3 & 5 year fixed rates thread

I just don't see the appeal of fixed rates for anyone unless you aren't working and never ever intend to sell. The cons seem to outweigh the pros in any situation, particularly for longer-based terms.

I disagree...

"unless you aren't working and never ever intend to sell."

If you not working; i def won't recommend fixing- what happens if your force to sell due to unemployment, family, bills etc?? keep it as variable and have the flex to off load if required.

There are plenty of reasons for someone to fix their rates; and it's not simply because the rate is "considered low" but more

Security and piece of mind- especially if you have a high loan amount ..say total of $1,000,0000 an 0.50% increase in 2 month can = $5,000 PA = $96 a week - a lot of family live on a tight budget- especially investors who "walk closely to the serviceability line"

+ allows for more accurate budgeting and planning; especially for younger families who are going through a lot of change etc..

Regards
Michael
 
Security and piece of mind- especially if you have a high loan amount ..say total of $1,000,0000 an 0.50% increase in 2 month can = $5,000 PA

I agree. I fix approx half my portfolio holdings (spread across a few lenders) for SANF.

By doing so, rates have to increase twice as much to have the same increase in expenses as if I didnt fix at all.

If rates go up after I fix then I am a head from a cash flow perspective.

If rates go down, then that difference becomes my 'insurance premium' I paid for my SANF.

No matter what investment vehicle one chooses, one should always look towards maximising cash flow and minimising risks.
 
If rates go down, then that difference becomes my 'insurance premium' I paid for my SANF.

No matter what investment vehicle one chooses, one should always look towards maximising cash flow and minimising risks.

I agree.

Trying to maxinise cash flow based on your individual circumstances is a winning strategy. Trying to play the rate game with the banks in an effort to beat them is not.
 
I've seen too many people on fixed rates who want to get out asap but have to incur $20,000+ in break fees just to do so.

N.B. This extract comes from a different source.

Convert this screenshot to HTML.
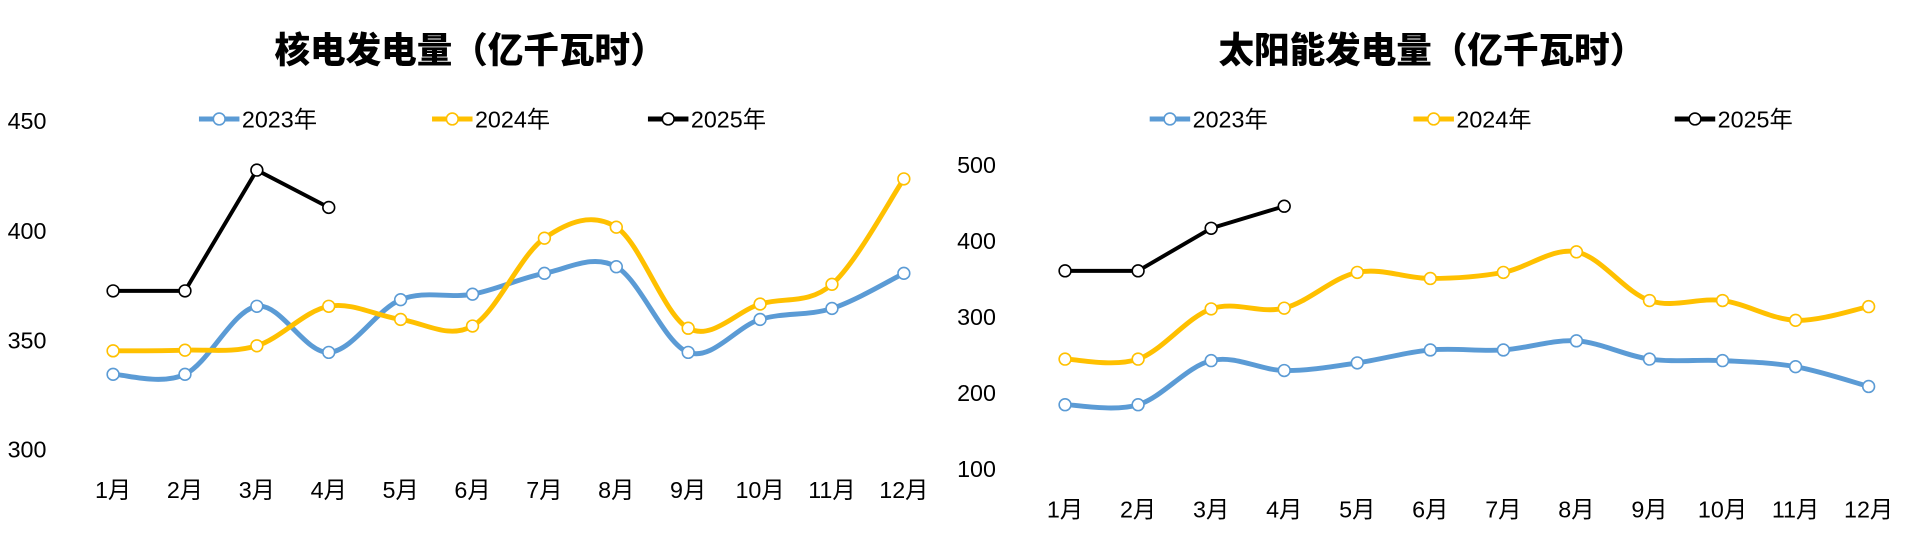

I never recommend it unless the stars align and it is necessary.
 
According to the link below Westpac were reducing there discounted 3 year fixed rates to 5.89%. Can anyone confirm if this has happened yet?.

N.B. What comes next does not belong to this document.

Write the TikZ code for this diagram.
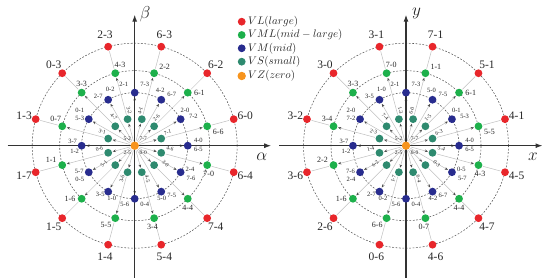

http://www.brokernews.com.au/article/second-major-moves-on-rates-129866.aspx

it will take effect as of Wednesday 13th of June 9 origin night :)

it's a special discount of a further -0.10% off their 3 years fixed rate only + it needs to be part of the premier package.

1 year - 5.99
2 years- 5.89
3 years - 5.89

P.s 0.15% fixed rate lock fee applies, if required.

Regards
Michael
 
Sure you dont mean 5.89%? Thats whats advertised on their website after premier advantage discount.

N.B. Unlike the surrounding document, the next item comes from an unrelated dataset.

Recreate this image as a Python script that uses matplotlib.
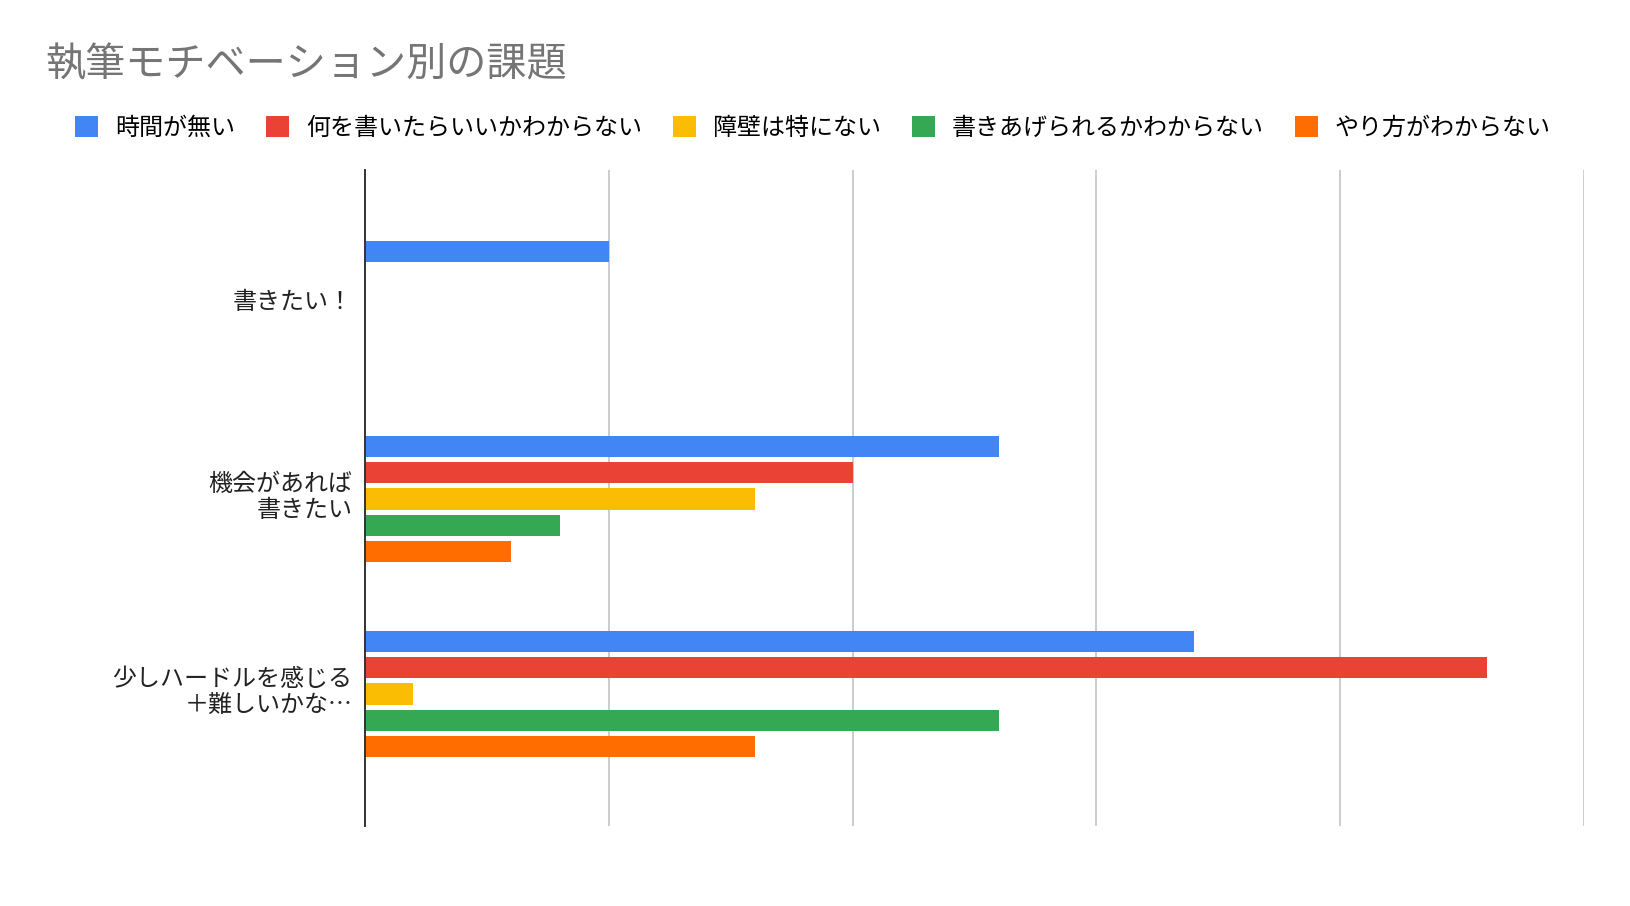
import numpy as np
import matplotlib
matplotlib.use('Agg')
import matplotlib.pyplot as plt

plt.rcParams['font.family'] = ['Noto Sans CJK JP', 'DejaVu Sans']

# データ
categories = ['書きたい！', '機会があれば\n書きたい', '少しハードルを感じる\n＋難しいかな…']
series_names = ['時間が無い', '何を書いたらいいかわからない', '障壁は特にない',
                '書きあげられるかわからない', 'やり方がわからない']
jikan = [5, 13, 17]
nani = [0, 10, 23]
shouheki = [0, 8, 1]
kakiage = [0, 4, 13]
yarikata = [0, 3, 8]
colors = ['#4285F4', '#EA4335', '#FBBC04', '#34A853', '#FF6D01']

series = [jikan, nani, shouheki, kakiage, yarikata]

fig = plt.figure(figsize=(16.3, 9.06), dpi=100)
ax = fig.add_axes([0.2237, 0.088, 0.7483, 0.724])

y = np.arange(len(categories))
step = 0.134
h = 0.108
handles = []
for i, (vals, name, c) in enumerate(zip(series, series_names, colors)):
    b = ax.barh(y + (i - 2) * step, vals, height=h, color=c, label=name, zorder=3)
    handles.append(b)

ax.set_xlim(0, 25)
ax.set_ylim(2.678, -0.685)
ax.set_xticks([5, 10, 15, 20, 25])
ax.set_xticklabels([])
ax.tick_params(axis='x', length=0)
ax.grid(axis='x', color='#cccccc', linewidth=1.4, zorder=0)
ax.set_yticks(y - 0.025)
ax.set_yticklabels(categories, fontsize=17.3, linespacing=1.0, color='#222222')
ax.tick_params(axis='y', length=0, pad=9)
for s in ['top', 'right', 'bottom']:
    ax.spines[s].set_visible(False)
ax.spines['left'].set_color('#333333')
ax.spines['left'].set_linewidth(1.4)
ax.spines['left'].set_zorder(4)

fig.text(0.028, 0.928, '執筆モチベーション別の課題', fontsize=28.9, color='#757575',
         ha='left', va='center')

fig.legend(handles=handles, loc='center left', bbox_to_anchor=(0.033, 0.859),
           ncol=5, frameon=False, fontsize=17.3, handlelength=0.95, handleheight=0.95,
           handletextpad=0.7, columnspacing=1.3)

fig.savefig('out.png', dpi=100)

Hi - yes, that is correct given the size of our borrowings, but with the latest rate cut, I may well be able to get that rate over 3 years. Will confirm once we have received the new loan docs.
 
Any thoughts on Greater Building Society ?

They have 5 years fixed at 6.1%

Seems a good rate for 5 years. Can't help wondering whether the rates will come down further and whether what's going on at present with Barclays will ultimately bring rates down to.;)
 
Looks like a good rate, I have just fixed at 5.54% for 1 year (int in advance), otherwise would have looked into it

I heard from a friend of mine that he may get 5.45% for 3 years from ANZ but only if his pricing request is accepted by the bank
 
Looks like a good rate, I have just fixed at 5.54% for 1 year (int in advance), otherwise would have looked into it

I heard from a friend of mine that he may get 5.45% for 3 years from ANZ but only if his pricing request is accepted by the bank

5.45% in advance or in arears..also interest only???